> TASK OBJECTIVE: Report every line from the material that contains the word "React".

--- start of RAW DATA ---

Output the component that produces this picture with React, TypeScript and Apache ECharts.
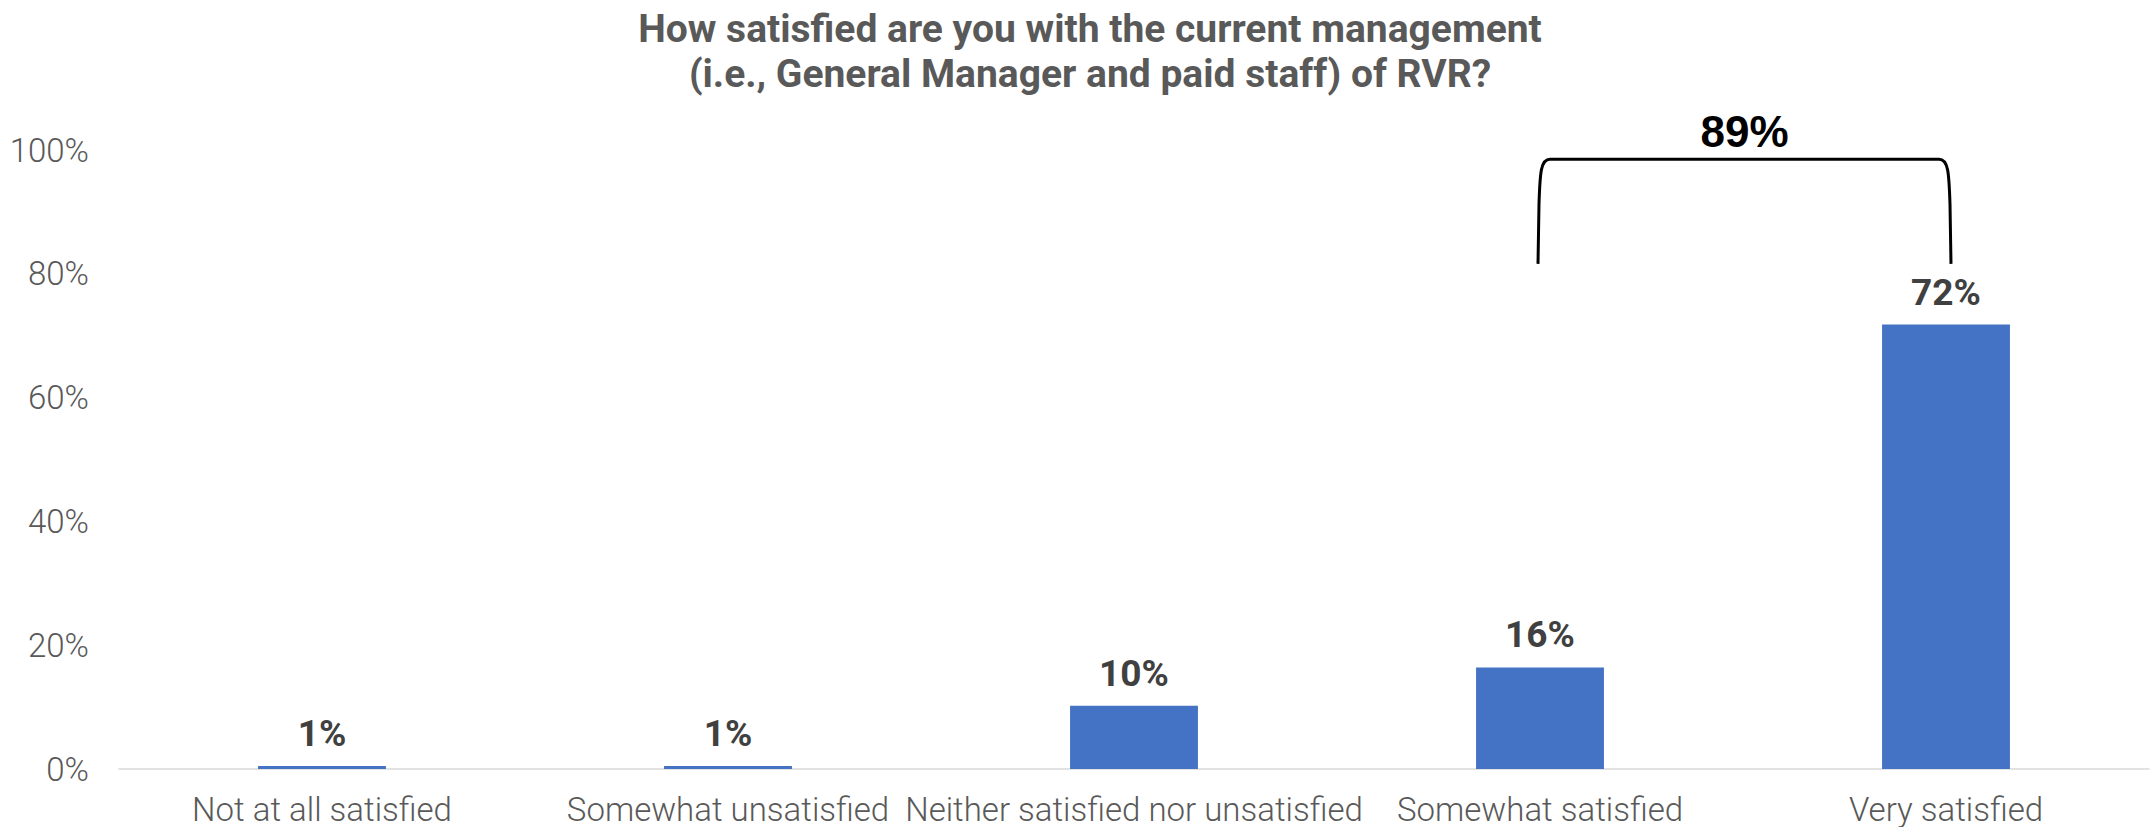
import React, { useEffect, useRef } from "react";
import * as echarts from "echarts";

const categories = [
  "Not at all satisfied",
  "Somewhat unsatisfied",
  "Neither satisfied nor unsatisfied",
  "Somewhat satisfied",
  "Very satisfied",
];
const values = [0.5, 0.5, 10.2, 16.4, 71.8];
const titleLines = [
  "How satisfied are you with the current management",
  "(i.e., General Manager and paid staff) of RVR?",
];
const yMin = 0;
const yMax = 100;
const yInterval = 20;
const bracketLabel = "89%";
const bracketCats = [3, 4];
const bracketLevels = [81.6, 98.5];

export default function App() {
  const ref = useRef<HTMLDivElement>(null);
  useEffect(() => {
    if (!ref.current) return;
    const chart = echarts.init(ref.current, null, { renderer: "svg" });
    const option: any = {
      animation: false,
      backgroundColor: "#ffffff",
      title: {
        text: titleLines.join("\n"),
        left: 1085,
        top: 1,
        textAlign: "center",
        textStyle: {
          fontFamily: "Roboto",
          fontWeight: "bold",
          fontSize: 39,
          lineHeight: 45,
          color: "#595959",
        },
      },
      grid: { left: 119, right: 7, top: 150, bottom: 58, containLabel: false },
      xAxis: {
        type: "category",
        data: categories,
        axisLine: { show: true, lineStyle: { color: "#d9d9d9", width: 1.5 } },
        axisTick: { show: false },
        axisLabel: {
          interval: 0,
          hideOverlap: false,
          margin: 25,
          lineHeight: 30,
          fontFamily: "Roboto",
          fontWeight: 300,
          fontSize: 33,
          color: "#595959",
        },
      },
      yAxis: {
        type: "value",
        min: yMin,
        max: yMax,
        interval: yInterval,
        splitLine: { show: false },
        axisLine: { show: false },
        axisTick: { show: false },
        axisLabel: {
          formatter: "{value}%",
          margin: 30,
          fontFamily: "Roboto",
          fontWeight: 300,
          fontSize: 33,
          color: "#595959",
        },
      },
      series: [
        {
          type: "bar",
          data: values,
          barWidth: "31.5%",
          itemStyle: { color: "#4472C4" },
          label: {
            show: true,
            position: "top",
            distance: 14,
            formatter: (p: any) => Math.round(p.value) + "%",
            fontFamily: "Roboto",
            fontWeight: "bold",
            fontSize: 37,
            color: "#404040",
          },
        },
      ],
    };
    chart.setOption(option);

    const pLb = chart.convertToPixel({ gridIndex: 0 }, [bracketCats[0], bracketLevels[0]]) as number[];
    const pLt = chart.convertToPixel({ gridIndex: 0 }, [bracketCats[0], bracketLevels[1]]) as number[];
    const pRb = chart.convertToPixel({ gridIndex: 0 }, [bracketCats[1], bracketLevels[0]]) as number[];
    const xL = pLb[0] - 2;
    const xR = pRb[0] + 5;
    const yB = pLb[1];
    const yT = pLt[1];
    const d =
      `M${xL},${yB} L${xL + 1},${yT + 45} C${xL + 2},${yT + 12} ${xL + 3},${yT} ${xL + 12},${yT} ` +
      `L${xR - 12},${yT} C${xR - 3},${yT} ${xR - 2},${yT + 12} ${xR - 1},${yT + 45} L${xR},${yB}`;
    echarts.graphic.registerShape("bracket", echarts.graphic.extendPath(d, {}) as any);
    chart.setOption({
      graphic: [
        {
          type: "bracket",
          x: 0,
          y: 0,
          scaleX: 1,
          scaleY: 1,
          style: { stroke: "#000000", lineWidth: 3, fill: "none" },
        },
        {
          type: "text",
          x: (xL + xR) / 2,
          y: yT - 27.5,
          style: {
            text: bracketLabel,
            fontFamily: "Liberation Sans",
            fontWeight: "bold",
            fontSize: 44,
            fill: "#000000",
            textAlign: "center",
            textVerticalAlign: "middle",
          },
        },
      ],
    });
    return () => chart.dispose();
  }, []);
  return (
    <div
      ref={ref}
      style={{ position: "absolute", left: 0, top: 0, width: 2156, height: 827 }}
    />
  );
}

--- end of RAW DATA ---

> WORKED SOLUTION:
Output the component that produces this picture with React, TypeScript and Apache ECharts.
import React, { useEffect, useRef } from "react";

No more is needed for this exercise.